My father always said that I would “hear the grass growing” and now I became acutely aware of my better –than- average auricular ability. Sound- proofing had not been a consideration in the design of the cell-door and I could hear every word spoken in the day-room. Industrial-relations matters, within the Gardaí, were touched on lightly before a turn in the conversation that was very interesting and informative; but that is a story for another day. Suffice, for now, to say that there was paraphrasing of the words of Thomas Jefferson; “ We have the wolf by the ears and we can neither hold him nor safely let him go. Justice is in one scale and self-preservation on the other”
I knocked on the cell door. It immediately opened and framed Nash, who I felt was of the opinion that I needed taking down a peg. I studied his face. Why? Because Jim Blake who worked for Paddy Crotty had told me, “That Nash fella has square eyes.” He didn’t. While his optical hemispheres displayed the shiftiness of the insecure they were of regular shape.

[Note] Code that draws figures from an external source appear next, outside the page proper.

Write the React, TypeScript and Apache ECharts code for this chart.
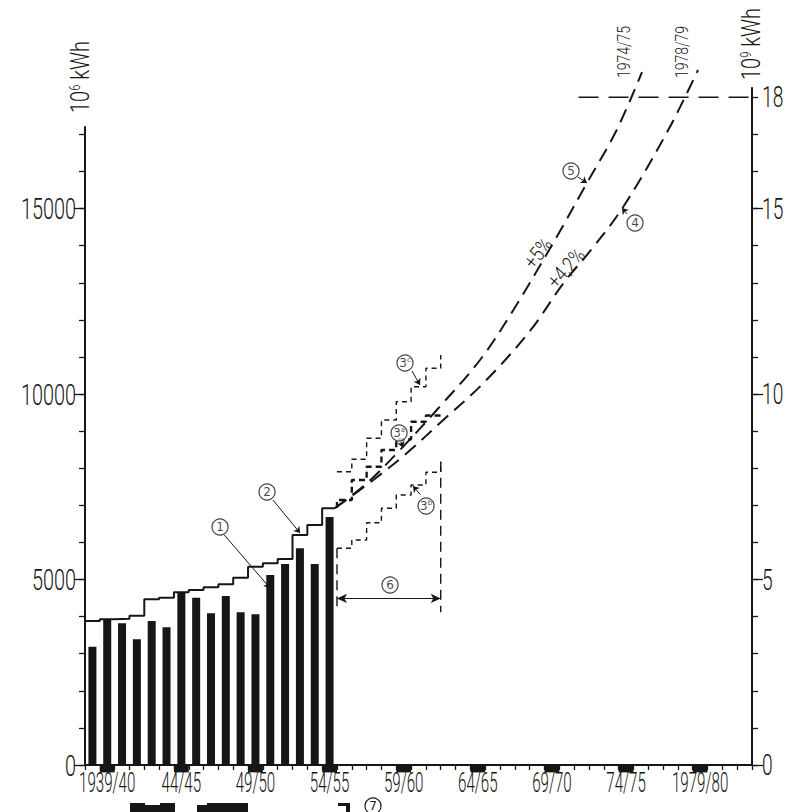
import React, { useEffect, useRef } from 'react';
import * as echarts from 'echarts';

// ---------- data ----------
const categories = [
  '1938/39', '1939/40', '1940/41', '1941/42', '1942/43', '1943/44', '1944/45', '1945/46', '1946/47',
  '1947/48', '1948/49', '1949/50', '1950/51', '1951/52', '1952/53', '1953/54', '1954/55', '1955/56',
  '1956/57', '1957/58', '1958/59', '1959/60', '1960/61', '1961/62', '1962/63', '1963/64', '1964/65',
  '1965/66', '1966/67', '1967/68', '1968/69', '1969/70', '1970/71', '1971/72', '1972/73', '1973/74',
  '1974/75', '1975/76', '1976/77', '1977/78', '1978/79', '1979/80', '1980/81', '1981/82', '1982/83',
];
const tickYears = ['1939/40', '1944/45', '1949/50', '1954/55', '1959/60', '1964/65', '1969/70', '1974/75', '1979/80'];
const tickTexts = ['1939/40', '44/45', '49/50', '54/55', '59/60', '64/65', '69/70', '74/75', '1979/80'];
const leftLabels = [0, 5000, 10000, 15000];
const rightLabels = [0, 5, 10, 15, 18];

// (1) yearly consumption, 10^6 kWh, 1938/39 .. 1954/55
const consumption = [3189, 3909, 3820, 3389, 3882, 3712, 4645, 4510, 4089, 4556, 4116, 4062, 5122, 5418, 5842, 5418, 6685];
// (2) stepped line, 10^6 kWh, 1938/39 .. 1954/55
const stepLine = [3882, 3928, 3944, 4025, 4467, 4510, 4655, 4717, 4790, 4871, 5049, 5346, 5437, 5553, 6200, 6470, 6920];

// projections 1955/56 .. 1961/62 (slot index 17..23)
const projStart = 17;
const proj3a = [7144, 7683, 8041, 8491, 8780, 9254, 9420];
const proj3b = [5842, 6065, 6532, 6920, 7278, 7548, 7890];
const proj3bEnd = 8176;
const proj3c = [7907, 8241, 8807, 9300, 9794, 10198, 10694];
const proj3cEnd = 11052;
const bracketBase = 4120;
const bracketArrow = 4490;

// (5) +5 % curve and (4) +4,2 % curve : [slot position, 10^6 kWh]
const curve5 = [
  [16.87, 6928], [19.01, 7594], [21.25, 8491], [23.73, 9570], [26.65, 10918],
  [28.9, 12265], [31.83, 14242], [33.85, 15681], [35.87, 17118], [37.58, 18681],
];
const curve4 = [
  [16.87, 6928], [19.45, 7683], [21.7, 8403], [24.17, 9300], [26.87, 10290],
  [30.02, 11700], [32.27, 12985], [34.07, 13850], [36.32, 15050], [39.35, 17118], [41.36, 18735],
];
const targetLevel = 18000;
const targetFrom = 33.3;
const markerDepth = -200;

// ---------- style ----------
const INK = '#161616';
const FONT = "Roboto, 'Liberation Sans', sans-serif";
const WEIGHT = 300;
const LEFT = 85;
const RIGHT = 38;
const BOTTOM = 47;
const BASE_Y = 812 - BOTTOM;
const TOP_MAX = 18250;
const PX_PER_UNIT = (BASE_Y - 88) / TOP_MAX;
const topFor = (v: number) => BASE_Y - v * PX_PER_UNIT;

function stepPoints(values: number[], start: number, endX?: number, endValue?: number) {
  const pts: number[][] = [];
  values.forEach((v, i) => {
    const x0 = start + i;
    let x1 = start + i + 1;
    if (i === values.length - 1 && endX !== undefined) x1 = endX;
    pts.push([x0, v], [x1, v]);
  });
  if (endValue !== undefined) pts.push([start + values.length, endValue]);
  return pts;
}

const noteStyle = {
  n: { fontSize: 12, color: INK, fontFamily: 'DejaVu Sans' },
  s: { fontSize: 7, color: INK, fontFamily: 'DejaVu Sans', verticalAlign: 'top', padding: [0, 0, 5, 0] },
};

const annotations = [
  { label: '{n|1}', at: [9.11, 6416] },
  { label: '{n|2}', at: [12.28, 7359] },
  { label: '{n|3}{s|c}', at: [21.59, 10837] },
  { label: '{n|3}{s|a}', at: [21.19, 8950] },
  { label: '{n|3}{s|b}', at: [23.01, 6982] },
  { label: '{n|4}', at: [37.11, 14611] },
  { label: '{n|5}', at: [32.79, 16012] },
  { label: '{n|6}', at: [20.58, 4852] },
];
const pointers = [
  [[9.4, 6200], [12.48, 4771]],
  [[12.68, 7144], [14.51, 6254]],
  [[22.06, 10621], [22.6, 10244]],
  [[21.32, 8707], [21.45, 8560]],
  [[22.62, 7290], [22.13, 7521]],
  [[36.57, 14853], [36.23, 15015]],
  [[33.26, 15851], [33.87, 15689]],
];

function buildOption(): any {
  const hiddenX = (g: number) => ({ gridIndex: g, type: 'value', min: 0, max: 1, show: false });
  const noSplit = { show: false };
  const tickStyle = { color: INK, width: 1.3 };
  const g = (v: number) => ({ left: LEFT, right: RIGHT, bottom: BOTTOM, top: topFor(v) });

  return {
    animation: false,
    backgroundColor: '#ffffff',
    grid: [g(TOP_MAX), g(17200), g(17000), g(15000), g(18000)],
    xAxis: [
      {
        gridIndex: 0,
        type: 'category',
        data: categories,
        boundaryGap: true,
        axisLine: { onZero: false, lineStyle: { color: INK, width: 2 } },
        axisTick: { show: true, interval: 0, length: 5, lineStyle: tickStyle },
        axisLabel: { show: false },
        splitLine: noSplit,
        z: 5,
      },
      { gridIndex: 0, type: 'category', data: categories, show: false, boundaryGap: true },
      { gridIndex: 0, type: 'value', min: 0, max: 45, show: false },
      hiddenX(1),
      hiddenX(2),
      hiddenX(3),
      hiddenX(4),
    ],
    yAxis: [
      {
        gridIndex: 0, type: 'value', position: 'right', min: 0, max: TOP_MAX,
        axisLine: { show: true, onZero: false, lineStyle: { color: INK, width: 2 } },
        axisTick: { show: false }, axisLabel: { show: false }, splitLine: noSplit,
      },
      {
        gridIndex: 1, type: 'value', position: 'left', min: 0, max: 17200,
        axisLine: { show: true, onZero: false, lineStyle: { color: INK, width: 2 } },
        axisTick: { show: false }, axisLabel: { show: false }, splitLine: noSplit,
      },
      {
        gridIndex: 2, type: 'value', position: 'left', min: 0, max: 17000, interval: 1000,
        axisLine: { show: false, onZero: false },
        axisTick: { show: true, length: 6, lineStyle: tickStyle },
        axisLabel: { show: false }, splitLine: noSplit,
      },
      {
        gridIndex: 3, type: 'value', position: 'left', min: 0, max: 15000, interval: 5000,
        axisLine: { show: false, onZero: false },
        axisTick: { show: true, length: 11, lineStyle: tickStyle },
        axisLabel: { show: false }, splitLine: noSplit,
      },
      {
        gridIndex: 3, type: 'value', position: 'right', min: 0, max: 15, interval: 5,
        axisLine: { show: false, onZero: false },
        axisTick: { show: true, length: 11, lineStyle: tickStyle },
        axisLabel: { show: false }, splitLine: noSplit,
      },
      {
        gridIndex: 4, type: 'value', position: 'right', min: 0, max: 18, interval: 1,
        axisLine: { show: false, onZero: false },
        axisTick: { show: true, length: 6, lineStyle: tickStyle },
        axisLabel: { show: false },
        splitLine: noSplit,
      },
    ],
    series: [
      {
        name: 'consumption', type: 'bar', xAxisIndex: 0, yAxisIndex: 0,
        data: consumption, barWidth: 8, itemStyle: { color: INK },
      },
      {
        name: 'markers', type: 'bar', xAxisIndex: 1, yAxisIndex: 0, clip: false,
        data: categories.map((c) => (tickYears.includes(c) ? markerDepth : '-')),
        barWidth: '100%', itemStyle: { color: INK },
      },
      {
        name: 'step', type: 'line', xAxisIndex: 2, yAxisIndex: 0, symbol: 'none',
        data: stepPoints(stepLine, 0, curve5[0][0]),
        lineStyle: { color: INK, width: 2 },
      },
      {
        name: '+5%', type: 'line', xAxisIndex: 2, yAxisIndex: 0, symbol: 'none', smooth: 0.35, clip: false,
        data: curve5, lineStyle: { color: INK, width: 2, type: [14, 8] },
      },
      {
        name: '+4,2%', type: 'line', xAxisIndex: 2, yAxisIndex: 0, symbol: 'none', smooth: 0.35, clip: false,
        data: curve4, lineStyle: { color: INK, width: 2, type: [14, 8] },
      },
      {
        name: 'target', type: 'line', xAxisIndex: 2, yAxisIndex: 0, symbol: 'none', clip: false,
        data: [[targetFrom, targetLevel], [45, targetLevel]],
        lineStyle: { color: INK, width: 1.5, type: [20, 10] },
      },
      {
        name: '3a', type: 'line', xAxisIndex: 2, yAxisIndex: 0, symbol: 'none',
        data: [[projStart, curve5[0][1]], ...stepPoints(proj3a, projStart)],
        lineStyle: { color: INK, width: 2.4, type: [6, 4] },
      },
      {
        name: '3b', type: 'line', xAxisIndex: 2, yAxisIndex: 0, symbol: 'none',
        data: stepPoints(proj3b, projStart, undefined, proj3bEnd),
        lineStyle: { color: INK, width: 1.4, type: [5, 4] },
      },
      {
        name: '3c', type: 'line', xAxisIndex: 2, yAxisIndex: 0, symbol: 'none',
        data: stepPoints(proj3c, projStart, undefined, proj3cEnd),
        lineStyle: { color: INK, width: 1.4, type: [5, 4] },
      },
      {
        name: 'bracketL', type: 'line', xAxisIndex: 2, yAxisIndex: 0, symbol: 'none',
        data: [[projStart, proj3b[0]], [projStart, bracketBase]],
        lineStyle: { color: INK, width: 1.4, type: [10, 6] },
        markLine: {
          silent: true, symbol: ['arrow', 'arrow'], symbolSize: [7, 10],
          label: { show: false },
          lineStyle: { color: INK, width: 1.2, type: 'solid' },
          data: [[{ coord: [projStart, bracketArrow] }, { coord: [projStart + proj3b.length, bracketArrow] }]],
        },
      },
      {
        name: 'bracketR', type: 'line', xAxisIndex: 2, yAxisIndex: 0, symbol: 'none',
        data: [[projStart + proj3b.length, proj3bEnd], [projStart + proj3b.length, bracketBase]],
        lineStyle: { color: INK, width: 1.4, type: [10, 6] },
      },
      {
        name: 'notes', type: 'scatter', xAxisIndex: 2, yAxisIndex: 0, z: 6,
        symbol: 'circle', symbolSize: 16,
        itemStyle: { color: '#ffffff', borderColor: INK, borderWidth: 1.2 },
        label: { show: true, position: 'inside', rich: noteStyle },
        data: annotations.map((a) => ({ value: a.at, label: { formatter: a.label } })),
        markLine: {
          silent: true, symbol: ['none', 'arrow'], symbolSize: 6,
          label: { show: false },
          lineStyle: { color: INK, width: 1, type: 'solid' },
          data: pointers.map((p) => [{ coord: p[0] }, { coord: p[1] }]),
        },
      },
    ],
  };
}

function txt(x: number, y: number, text: string, size: number, sx: number, align: string, rotation = 0, rich?: any) {
  return {
    type: 'text', x, y, rotation, scaleX: sx, silent: true,
    style: rich
      ? { text, align, verticalAlign: 'middle', rich }
      : { text, fontSize: size, fontFamily: FONT, fontWeight: WEIGHT, fill: INK, align, verticalAlign: 'middle' },
  };
}

function buildGraphic(chart: any): any[] {
  const els: any[] = [];
  const baseY = chart.convertToPixel({ yAxisIndex: 0 }, 0) as number;
  const leftX = chart.convertToPixel({ xAxisIndex: 3 }, 0) as number;
  const rightX = chart.convertToPixel({ xAxisIndex: 4 }, 1) as number;

  // bottom axis labels
  tickYears.forEach((yr, i) => {
    const x = chart.convertToPixel({ xAxisIndex: 0 }, yr) as number;
    els.push(txt(x, baseY + 18, tickTexts[i], 27, 0.56, 'center'));
  });
  // left axis labels
  leftLabels.forEach((v) => {
    const y = chart.convertToPixel({ yAxisIndex: 3 }, v) as number;
    els.push(txt(leftX - 9, y, String(v), 30, 0.66, 'right'));
  });
  // right axis labels
  rightLabels.forEach((v) => {
    const y = chart.convertToPixel({ yAxisIndex: 5 }, v) as number;
    els.push(txt(rightX + 10, y, String(v), 30, 0.64, 'left'));
  });

  const unitRich = {
    a: { fontSize: 25, fontFamily: FONT, fontWeight: WEIGHT, fill: INK },
    b: { fontSize: 14, fontFamily: FONT, fontWeight: WEIGHT, fill: INK, verticalAlign: 'top' },
  };
  els.push(txt(leftX - 4, 77, '{a|10}{b|6}{a| kWh}', 25, 0.8, 'center', Math.PI / 2, unitRich));
  els.push(txt(rightX, 44, '{a|10}{b|9}{a| kWh}', 25, 0.8, 'center', Math.PI / 2, unitRich));

  els.push(txt(624, 52, '1974/75', 18, 0.78, 'center', Math.PI / 2));
  els.push(txt(682, 52, '1978/79', 18, 0.78, 'center', Math.PI / 2));
  els.push(txt(538, 253, '+5%', 21, 0.82, 'center', 0.9));
  els.push(txt(566, 268, '+4,2%', 21, 0.82, 'center', 0.84));

  // fragments of the chart below (cut off at the bottom edge)
  const frag = [
    [130, 803, 15, 10], [145, 805, 15, 8], [160, 803, 15, 10],
    [197, 805, 10, 8], [207, 803, 41, 10], [338, 803, 12, 3], [346, 803, 4, 10],
  ];
  frag.forEach(([x, y, w, h]) => els.push({ type: 'rect', shape: { x, y, width: w, height: h }, style: { fill: INK } }));
  els.push({ type: 'circle', shape: { cx: 373, cy: 806, r: 8 }, style: { fill: '#fff', stroke: INK, lineWidth: 1.2 } });
  els.push({
    type: 'text', x: 373, y: 806,
    style: { text: '7', fontSize: 12, fontFamily: 'DejaVu Sans', fill: INK, align: 'center', verticalAlign: 'middle' },
  });
  return els;
}

export default function App() {
  const ref = useRef<HTMLDivElement>(null);
  useEffect(() => {
    document.body.style.margin = '0';
    const chart = echarts.init(ref.current as HTMLDivElement, null, { renderer: 'svg' });
    chart.setOption(buildOption());
    chart.setOption({ graphic: buildGraphic(chart) });
    return () => chart.dispose();
  }, []);
  return <div ref={ref} style={{ width: 790, height: 812, background: '#ffffff' }} />;
}
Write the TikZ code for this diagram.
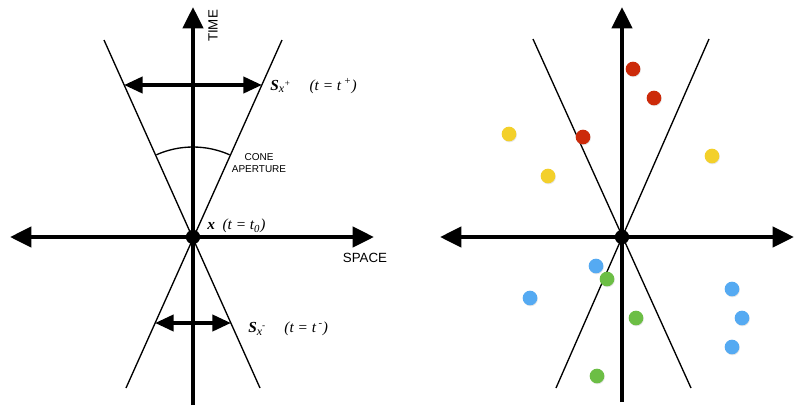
\documentclass[tikz,border=0pt]{standalone}
\usepackage{fontspec}
\setmainfont{Liberation Serif}
\setsansfont{Liberation Sans}
\usetikzlibrary{arrows.meta, positioning, calc, shadows}
\definecolor{ptred}{HTML}{CC2A0A}
\definecolor{ptyellow}{HTML}{F3D02A}
\definecolor{ptblue}{HTML}{55AAF2}
\definecolor{ptgreen}{HTML}{6CBE45}
\newcommand{\slabel}[1]{\textbf{S}\raisebox{-0.35ex}{\small x}\raisebox{0.55ex}{\scriptsize #1}}

\begin{document}
\begin{tikzpicture}[x=0.75pt, y=-0.75pt,
    axis/.style={line width=3.2pt, -{Triangle[length=16pt, width=15pt]}},
    axisboth/.style={line width=3.2pt, {Triangle[length=16pt, width=15pt]}-{Triangle[length=16pt, width=15pt]}},
    span/.style={line width=3pt, {Triangle[length=14pt, width=12pt]}-{Triangle[length=14pt, width=12pt]}},
    cone/.style={line width=1pt},
    origin/.style={circle, fill=black, inner sep=0pt, minimum size=10.5pt},
    pt/.style={circle, inner sep=0pt, minimum size=11pt,
               drop shadow={opacity=0.2, shadow xshift=0.4pt, shadow yshift=-0.7pt}},
    lbl/.style={font=\fontsize{11.5}{13}\selectfont\itshape, inner sep=0pt, anchor=west},
    axislabel/.style={font=\sffamily\fontsize{10}{12}\selectfont, inner sep=0pt}]
  \useasboundingbox (0,0) rectangle (794,405);

  % left: light cone
  \node[origin] (o) at (193,237) {};
  \coordinate (ul) at (104,40);  \coordinate (ur) at (282,40);
  \coordinate (dl) at (126,388); \coordinate (dr) at (260,388);
  \draw[cone] (ul) -- (dr);
  \draw[cone] (ur) -- (dl);
  \draw[cone] ($(o)+(-114:90)$) arc[start angle=-114, end angle=-66, radius=90];

  \coordinate (tb) at (193,405); \coordinate (tt) at (193,7);
  \coordinate (sl) at (10,237);  \coordinate (sr) at (374,237);
  \draw[axis] (tb) -- (tt);
  \draw[axisboth] (sl) -- (sr);
  \node[origin] at (o) {};

  \coordinate (fl) at (124,85);  \coordinate (fr) at (262,85);
  \coordinate (bl) at (155,323); \coordinate (br) at (231,323);
  \draw[span] (fl) -- (fr);
  \draw[span] (bl) -- (br);

  \node[axislabel, rotate=90] (time) at (213,26) {TIME};
  \node[axislabel] (space) at (365,258) {SPACE};
  \node[axislabel, font=\sffamily\fontsize{7.5}{9}\selectfont, align=center] (aper) at (259,163) {CONE\\APERTURE};
  \node[lbl] (splus) at (270,86) {\slabel{+}\quad\ (t = t\,\textsuperscript{+})};
  \node[lbl] (x0) at (207,226) {\textbf{x}\enspace (t = t\textsubscript{0})};
  \node[lbl] (sminus) at (248,329) {\slabel{-}\quad\ (t = t\,\textsuperscript{-})};

  % right: events around the cone
  \node[origin] (o2) at (622,237) {};
  \coordinate (ul2) at (533,39);  \coordinate (ur2) at (709,39);
  \coordinate (dl2) at (556,388); \coordinate (dr2) at (691,388);
  \draw[cone] (ul2) -- (dr2);
  \draw[cone] (ur2) -- (dl2);
  \coordinate (tb2) at (622,402); \coordinate (tt2) at (622,7);
  \coordinate (sl2) at (440,237); \coordinate (sr2) at (794,237);
  \draw[axis] (tb2) -- (tt2);
  \draw[axisboth] (sl2) -- (sr2);
  \node[origin] at (o2) {};

  \foreach \px/\py/\c [count=\i] in {633/69/ptred, 654/98/ptred, 583/137/ptred,
      509/134/ptyellow, 548/176/ptyellow, 712/156/ptyellow,
      596/266/ptblue, 530/298/ptblue, 732/289/ptblue, 742/318/ptblue, 732/347/ptblue,
      607/279/ptgreen, 636/318/ptgreen, 597/376/ptgreen}
    \node[pt, fill=\c] (p\i) at (\px,\py) {};
\end{tikzpicture}
\end{document}
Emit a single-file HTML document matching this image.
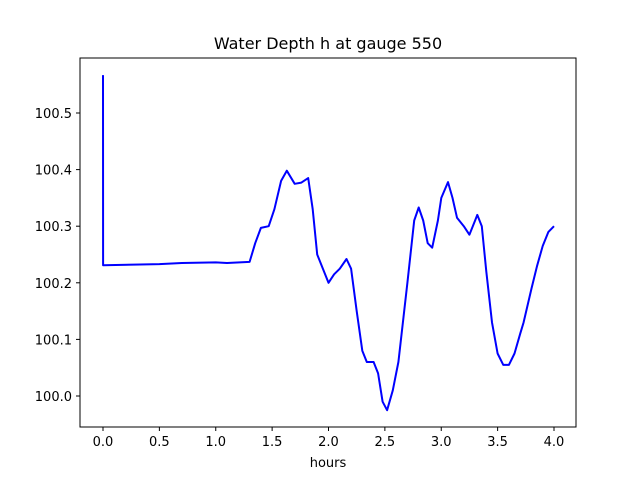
<!DOCTYPE html>
<html><head><meta charset="utf-8"><style>
html,body{margin:0;padding:0;background:#fff;}
svg{display:block;font-family:"DejaVu Sans","Liberation Sans",sans-serif;}
</style></head><body>
<svg id="chart" width="640" height="480">
<rect x="0" y="0" width="640" height="480" fill="#fff"/>
<text x="328" y="49" font-size="16" text-anchor="middle">Water Depth h at gauge 550</text>
<text x="328" y="467" font-size="13" text-anchor="middle">hours</text>
<g id="ticks"></g>
<path id="line" fill="none" stroke="#0000ff" stroke-width="2" stroke-linejoin="round"/>
<rect x="80" y="58" width="496" height="369" fill="none" stroke="#000" stroke-width="1"/>
</svg>
<script>
const hours=[0,0.001,0.5,0.7,1.0,1.1,1.3,1.35,1.4,1.47,1.52,1.58,1.63,1.7,1.76,1.82,1.86,1.9,1.95,2.0,2.05,2.1,2.16,2.2,2.25,2.3,2.34,2.4,2.44,2.48,2.52,2.57,2.62,2.7,2.76,2.8,2.84,2.88,2.92,2.97,3.0,3.06,3.1,3.14,3.2,3.25,3.3,3.32,3.36,3.4,3.45,3.5,3.55,3.6,3.65,3.7,3.73,3.8,3.85,3.9,3.95,4.0];
const depth=[100.567,100.231,100.233,100.235,100.236,100.235,100.237,100.27,100.297,100.30,100.33,100.38,100.398,100.375,100.377,100.385,100.33,100.25,100.225,100.20,100.215,100.225,100.242,100.225,100.15,100.08,100.06,100.06,100.04,99.99,99.975,100.01,100.06,100.2,100.31,100.333,100.31,100.27,100.262,100.31,100.35,100.378,100.35,100.315,100.30,100.285,100.31,100.32,100.30,100.22,100.13,100.075,100.055,100.055,100.075,100.11,100.13,100.19,100.23,100.265,100.29,100.30];
const xTicks=["0.0","0.5","1.0","1.5","2.0","2.5","3.0","3.5","4.0"];
const yTicks=["100.0","100.1","100.2","100.3","100.4","100.5"];
const X=v=>103+(v-0)*112.75;
const Y=v=>396-(v-100)*566;
const NS="http://www.w3.org/2000/svg";
const g=document.getElementById('ticks');
function mk(tag,attrs){const e=document.createElementNS(NS,tag);for(const k in attrs)e.setAttribute(k,attrs[k]);return e;}
xTicks.forEach(t=>{const x=X(parseFloat(t));
 const l=mk('line',{x1:x,x2:x,y1:427,y2:431,stroke:'#000'});
 
 
 g.appendChild(l);
 const s=mk('text',{x:x,y:446,'font-size':13,'text-anchor':'middle'});s.textContent=t;
 
 
 g.appendChild(s);});
yTicks.forEach(t=>{const y=Y(parseFloat(t));
 const l=mk('line',{x1:76,x2:80,y1:y,y2:y,stroke:'#000'});
 
 
 g.appendChild(l);
 const s=mk('text',{x:72,y:y+5,'font-size':13,'text-anchor':'end'});s.textContent=t;
 
 
 g.appendChild(s);});
document.getElementById('line').setAttribute('d',hours.map((h,i)=>(i?'L':'M')+X(h).toFixed(1)+' '+Y(depth[i]).toFixed(1)).join(' '));
</script>
</body></html>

He insisted on pretending that I was a suspect and closed the door.
When next I knocked on the cell-door it was opened by Tighe who told me, (why I don’t know) “The sergeant is gone out on another big job”. This was followed by, “Yer father says he doesn’t know what to tink. Will I go out for yer father?” When I once again protested my innocence this, ignorant, lazy, gobshite, who wouldn’t ever stand if he could sit, said, “We know certain tings Matt”. He didn’t specify what the “ things” with the silent “h” wre.) He closed the door slowly . . . like he did everything else.
When again I knocked with a hope of being released Browne uncovered the spyhole. His eye, viewed through the small rectangle of light, didn’t look friendly.
I was sitting on a wooden bench with some sort of a “tic” on it. Hey! . . . Didn’t I read on the Leinster Leader about a Ballinastockan man being fined ten pounds for pissing on a mattress in the cell of Blessington Garda station? (Of course it wasn’t worded so in the “Leader”.)
“Are you going to tell us about this fire?”. Guard Browne enquired. Now secure in the knowledge that they knew I wasn’t guilty of anything I didn’t protest my innocence. I simply asked; “Are you going to let me out?”
Browne didn’t reply. He opened the cell door and allowed me into the day room. As he lit a Goldflake butt with a paper spill from the open fire he again accused me of arson. As I looked at his well-worn shoes and archaic wristwatch I thought of his economy-consciousness which his former Sergeant, Frank Reynolds, had told me about. My comment about the coldness of the cell and my plea to be left in the Day-room fell on deaf, Kenmare, ears. As he dragged on the ignited butt I was sternly told to “get back in.”
I would compile a letter to the Minister for Justice. But that could wait. This was as good a time as any to make a start on a parody. The air of “ The Oul Alarm Clock” would do fine;
“I was told we’re going to charge you
With the burning of a rick,
By Nash and Tighe and Sullivan,
An’ Paddy Browne the prick.”
The cell door opened. Garda Willie Nash told me, “We’re lettin’ ye out but we’ll be takin’ ye in agin.” He wasn’t a man of his word; I haven’t seen the inside of that cell since.